For her main course, my friend got the pizza du jour, which was topped with fresh tomato sauce, goat cheese, Bayonne ham and artichoke hearts. There was so much of it, she ended up taking a slice home for later. I got a perfectly cooked little chunk of Gulf red snapper filet with green beans and basil sauce. I squeezed a half a lemon over it and scarfed the whole portion. Then I ate a wedge of my companion's pizza. Dessert was a decent apple and pear tarte. To keep costs down, I skipped my usual cup of coffee.
One of the most unusual things I tried at Bistro Don Camillo were escargot wrapped in prosciutto and topped with gooey melted mozzarella. I can't say I have ever had escargot cooked this way before. It was so good that after a couple of bites, I envisioned eating a whole snail pizza. Don't laugh; at Don Camillo's sister restaurant, Bistro Provence, there's a duck confit pizza on the menu.
Bistro Provence and Bistro Don Camillo were opened by Georges and Monique Guy, who also ran the upscale French restaurant Chez Georges on Westheimer. Both restaurants are now owned and operated by Guy's oldest son, Jean Philippe, and his wife Geneviève.
Bistro Provence has long offered the Italian-inflected French fare of the Côte d'Azur. And at first glance, Bistro Don Camillo appears to be a clone. There's the same sidewalk tables out front, the same giant pizza oven in the kitchen, the same cafe tables and bentwood chairs in the dining room, and the same old-fashioned French posters on the walls.
In some respects, the food is almost identical.
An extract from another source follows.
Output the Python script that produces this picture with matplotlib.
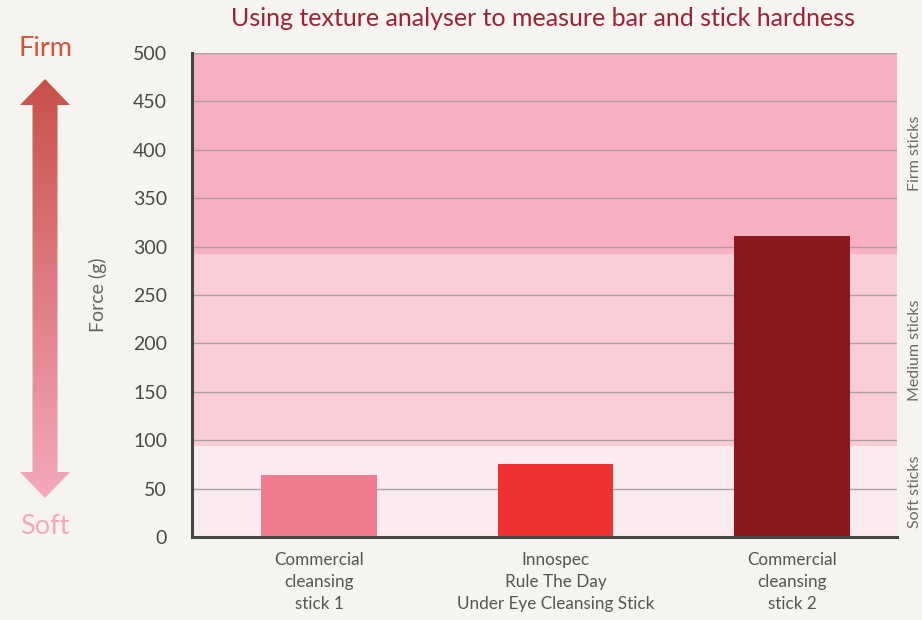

The kitchen staff at Bistro Provence makes many of the pâtés and conserves for both restaurants, so both have excellent housemade pâtés and rillettes and stellar cold-weather French classics like duck confit over beans and slow-cooked rabbit stew.
But Bistro Don Camillo ventures further across the border into Italian territory with a wide selection of pasta dishes, more Italian-style pizzas and more Italian ingredients. The name of the place is an inside joke — it refers to a series of French-Italian comedy films about a fictional priest named Don Camillo. The movies came out simultaneously in French and Italian.
If Italian fare sounds like a strange thing to eat in a French restaurant, consider the odd history of the French city of Nice on the Côte d'Azur. The impoverished fishing village was still part of Italy in the mid-1700s when British aristocrats made it fashionable for its healthy climate. This part of the French Riviera didn't become part of France until the mid-1800s. The food and culture of the area are still as much Italian as French.
Bistro Don Camillo's French/Italian menu is especially appealing in this new age of frugality. The business lunch isn't the only great deal to be had here. You and a companion can get two salads or appetizers, split a $10 goat cheese, artichoke and ham pizza or a big square of old-fashioned lasagna, and get out of there for an amazingly cheap $25 — plus whatever you spend on drinks. (I recommend a large bottle of Fischer d'Alsace, an excellent French beer.)
And should you get tired of all this conspicuous austerity and want to splurge one night, Bistro Don Camillo is also a fine place for some duck liver mousse and Margaux.